=== GIVEN REQUEST ===
Set the lines down again exactly, first line through the line that contains "New Roman', 'Liberation", with no pictures.

[Begin DATA SEGMENT]

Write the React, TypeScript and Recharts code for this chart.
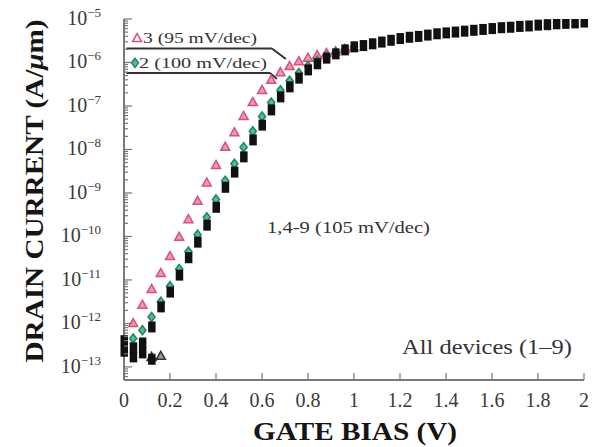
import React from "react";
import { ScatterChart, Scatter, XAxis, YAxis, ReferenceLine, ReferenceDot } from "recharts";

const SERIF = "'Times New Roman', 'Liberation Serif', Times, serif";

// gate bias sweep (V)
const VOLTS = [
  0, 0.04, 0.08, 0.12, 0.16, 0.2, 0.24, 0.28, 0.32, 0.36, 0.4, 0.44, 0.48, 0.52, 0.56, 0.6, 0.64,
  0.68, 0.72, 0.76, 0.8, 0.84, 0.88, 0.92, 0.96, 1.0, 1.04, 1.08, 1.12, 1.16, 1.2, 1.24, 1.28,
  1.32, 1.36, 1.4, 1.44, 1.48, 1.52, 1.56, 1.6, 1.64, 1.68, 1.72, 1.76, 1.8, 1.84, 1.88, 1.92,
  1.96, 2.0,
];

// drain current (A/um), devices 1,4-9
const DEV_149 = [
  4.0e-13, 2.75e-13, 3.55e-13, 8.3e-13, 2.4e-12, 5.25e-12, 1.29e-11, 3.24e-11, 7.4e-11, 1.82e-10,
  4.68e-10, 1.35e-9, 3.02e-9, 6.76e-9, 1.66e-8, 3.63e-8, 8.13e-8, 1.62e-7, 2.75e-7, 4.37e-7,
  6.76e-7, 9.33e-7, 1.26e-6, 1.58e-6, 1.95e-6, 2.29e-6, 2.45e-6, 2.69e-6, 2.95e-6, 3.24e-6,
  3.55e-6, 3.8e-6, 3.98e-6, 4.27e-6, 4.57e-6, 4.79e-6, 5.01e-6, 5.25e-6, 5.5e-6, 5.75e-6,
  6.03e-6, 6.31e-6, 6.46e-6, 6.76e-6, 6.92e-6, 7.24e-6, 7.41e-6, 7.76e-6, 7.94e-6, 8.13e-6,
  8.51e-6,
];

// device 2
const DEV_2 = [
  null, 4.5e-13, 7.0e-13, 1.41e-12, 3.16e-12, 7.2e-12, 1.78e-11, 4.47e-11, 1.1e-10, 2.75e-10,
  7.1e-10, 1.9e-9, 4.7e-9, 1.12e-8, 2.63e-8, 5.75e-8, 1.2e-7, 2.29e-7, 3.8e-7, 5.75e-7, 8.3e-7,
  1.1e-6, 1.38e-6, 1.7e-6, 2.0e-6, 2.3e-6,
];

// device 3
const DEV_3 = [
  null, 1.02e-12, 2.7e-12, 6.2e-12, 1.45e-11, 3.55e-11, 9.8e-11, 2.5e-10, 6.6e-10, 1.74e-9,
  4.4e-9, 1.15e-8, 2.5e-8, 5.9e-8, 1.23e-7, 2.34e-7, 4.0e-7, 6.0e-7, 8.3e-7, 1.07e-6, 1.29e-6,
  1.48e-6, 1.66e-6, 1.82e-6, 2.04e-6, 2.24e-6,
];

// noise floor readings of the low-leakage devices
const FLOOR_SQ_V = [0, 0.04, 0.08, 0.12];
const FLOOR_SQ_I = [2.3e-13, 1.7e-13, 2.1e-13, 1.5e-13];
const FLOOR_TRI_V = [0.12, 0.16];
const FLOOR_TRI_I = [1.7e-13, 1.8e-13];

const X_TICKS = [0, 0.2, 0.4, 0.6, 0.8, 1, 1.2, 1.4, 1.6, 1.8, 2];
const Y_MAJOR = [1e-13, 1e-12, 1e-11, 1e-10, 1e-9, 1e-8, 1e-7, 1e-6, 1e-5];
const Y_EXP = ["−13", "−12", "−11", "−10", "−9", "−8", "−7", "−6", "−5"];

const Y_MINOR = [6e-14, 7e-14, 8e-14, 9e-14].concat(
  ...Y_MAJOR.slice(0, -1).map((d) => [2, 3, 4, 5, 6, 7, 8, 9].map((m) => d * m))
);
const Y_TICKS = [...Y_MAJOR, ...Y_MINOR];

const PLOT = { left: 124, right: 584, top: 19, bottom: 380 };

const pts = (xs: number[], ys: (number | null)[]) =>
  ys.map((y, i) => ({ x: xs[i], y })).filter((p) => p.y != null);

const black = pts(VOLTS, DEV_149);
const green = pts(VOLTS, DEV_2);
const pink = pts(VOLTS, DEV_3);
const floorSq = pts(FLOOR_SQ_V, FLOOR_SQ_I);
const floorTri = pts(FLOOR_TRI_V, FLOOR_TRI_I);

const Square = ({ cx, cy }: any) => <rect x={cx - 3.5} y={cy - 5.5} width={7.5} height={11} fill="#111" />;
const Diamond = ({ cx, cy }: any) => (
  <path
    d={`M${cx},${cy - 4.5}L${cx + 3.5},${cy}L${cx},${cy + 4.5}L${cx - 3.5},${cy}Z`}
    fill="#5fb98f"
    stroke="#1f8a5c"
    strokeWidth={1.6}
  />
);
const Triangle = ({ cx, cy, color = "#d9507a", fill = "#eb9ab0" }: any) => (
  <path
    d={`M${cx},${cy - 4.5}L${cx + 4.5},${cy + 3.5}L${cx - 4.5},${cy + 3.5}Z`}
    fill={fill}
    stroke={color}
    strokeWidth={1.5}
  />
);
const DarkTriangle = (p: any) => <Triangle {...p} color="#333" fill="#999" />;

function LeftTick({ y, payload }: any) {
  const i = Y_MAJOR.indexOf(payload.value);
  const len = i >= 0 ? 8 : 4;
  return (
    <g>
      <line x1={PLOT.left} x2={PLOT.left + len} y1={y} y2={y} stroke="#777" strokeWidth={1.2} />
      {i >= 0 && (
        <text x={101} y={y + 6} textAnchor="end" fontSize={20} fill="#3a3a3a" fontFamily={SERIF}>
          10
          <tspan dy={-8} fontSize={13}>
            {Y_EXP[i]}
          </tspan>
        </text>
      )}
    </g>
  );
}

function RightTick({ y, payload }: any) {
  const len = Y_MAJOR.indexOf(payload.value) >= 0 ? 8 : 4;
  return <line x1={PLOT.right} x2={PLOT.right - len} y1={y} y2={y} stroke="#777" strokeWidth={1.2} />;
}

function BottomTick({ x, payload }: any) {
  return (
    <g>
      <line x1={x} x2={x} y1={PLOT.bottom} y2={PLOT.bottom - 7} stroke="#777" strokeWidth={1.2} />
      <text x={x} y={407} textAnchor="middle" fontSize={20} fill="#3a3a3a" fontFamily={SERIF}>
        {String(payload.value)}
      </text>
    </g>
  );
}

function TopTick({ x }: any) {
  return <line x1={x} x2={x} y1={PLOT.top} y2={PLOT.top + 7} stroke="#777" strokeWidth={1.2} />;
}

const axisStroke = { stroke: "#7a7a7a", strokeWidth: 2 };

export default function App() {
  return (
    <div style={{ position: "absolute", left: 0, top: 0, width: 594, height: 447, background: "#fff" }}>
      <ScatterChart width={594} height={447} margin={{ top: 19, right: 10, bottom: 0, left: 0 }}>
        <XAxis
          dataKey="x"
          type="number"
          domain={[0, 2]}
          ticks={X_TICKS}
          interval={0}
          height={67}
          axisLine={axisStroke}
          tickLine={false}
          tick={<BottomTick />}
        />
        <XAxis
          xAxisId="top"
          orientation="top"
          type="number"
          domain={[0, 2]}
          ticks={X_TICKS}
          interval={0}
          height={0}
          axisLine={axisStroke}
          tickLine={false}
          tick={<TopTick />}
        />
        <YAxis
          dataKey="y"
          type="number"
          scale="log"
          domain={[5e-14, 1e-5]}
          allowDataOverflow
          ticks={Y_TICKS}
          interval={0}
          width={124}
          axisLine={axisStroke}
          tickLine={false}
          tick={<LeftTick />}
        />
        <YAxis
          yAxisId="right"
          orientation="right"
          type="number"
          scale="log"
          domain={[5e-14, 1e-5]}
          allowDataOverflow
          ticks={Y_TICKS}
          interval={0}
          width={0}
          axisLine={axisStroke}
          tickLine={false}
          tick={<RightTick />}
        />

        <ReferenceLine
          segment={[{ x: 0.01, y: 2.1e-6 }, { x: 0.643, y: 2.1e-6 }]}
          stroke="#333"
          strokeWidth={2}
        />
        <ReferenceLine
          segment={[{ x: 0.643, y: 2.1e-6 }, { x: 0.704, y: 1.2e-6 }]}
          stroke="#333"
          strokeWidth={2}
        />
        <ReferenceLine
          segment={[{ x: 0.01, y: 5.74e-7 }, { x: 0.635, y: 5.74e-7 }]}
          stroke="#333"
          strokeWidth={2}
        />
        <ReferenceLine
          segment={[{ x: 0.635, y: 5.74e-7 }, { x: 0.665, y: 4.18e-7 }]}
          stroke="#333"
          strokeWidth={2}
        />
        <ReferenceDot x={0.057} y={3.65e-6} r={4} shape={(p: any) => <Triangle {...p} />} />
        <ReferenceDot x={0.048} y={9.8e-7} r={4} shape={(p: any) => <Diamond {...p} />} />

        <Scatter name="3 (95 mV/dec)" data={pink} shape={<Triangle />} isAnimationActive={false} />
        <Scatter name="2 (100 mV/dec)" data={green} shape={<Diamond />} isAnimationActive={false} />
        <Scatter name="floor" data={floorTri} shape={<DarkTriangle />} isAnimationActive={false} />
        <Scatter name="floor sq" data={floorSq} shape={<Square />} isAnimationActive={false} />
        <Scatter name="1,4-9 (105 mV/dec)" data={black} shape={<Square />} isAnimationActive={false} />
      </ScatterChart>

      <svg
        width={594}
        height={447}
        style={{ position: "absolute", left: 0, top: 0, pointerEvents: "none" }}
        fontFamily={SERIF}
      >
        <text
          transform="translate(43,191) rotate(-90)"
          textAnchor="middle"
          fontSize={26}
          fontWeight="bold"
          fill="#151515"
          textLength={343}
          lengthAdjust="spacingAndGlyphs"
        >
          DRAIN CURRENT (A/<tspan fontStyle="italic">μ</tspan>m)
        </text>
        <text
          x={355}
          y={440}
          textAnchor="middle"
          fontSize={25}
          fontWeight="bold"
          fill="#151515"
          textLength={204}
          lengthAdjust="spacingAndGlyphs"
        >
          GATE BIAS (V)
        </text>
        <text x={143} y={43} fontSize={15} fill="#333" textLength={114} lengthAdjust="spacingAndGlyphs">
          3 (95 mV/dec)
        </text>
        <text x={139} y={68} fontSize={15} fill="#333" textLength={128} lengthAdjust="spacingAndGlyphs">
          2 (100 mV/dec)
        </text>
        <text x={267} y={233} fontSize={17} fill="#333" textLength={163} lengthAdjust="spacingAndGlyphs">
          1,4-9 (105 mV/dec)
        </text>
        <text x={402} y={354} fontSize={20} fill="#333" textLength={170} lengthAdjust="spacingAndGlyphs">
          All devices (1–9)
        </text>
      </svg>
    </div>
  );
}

[End DATA SEGMENT]

=== EXERCISE OUTPUT ===
Write the React, TypeScript and Recharts code for this chart.
import React from "react";
import { ScatterChart, Scatter, XAxis, YAxis, ReferenceLine, ReferenceDot } from "recharts";

const SERIF = "'Times New Roman', 'Liberation Serif', Times, serif";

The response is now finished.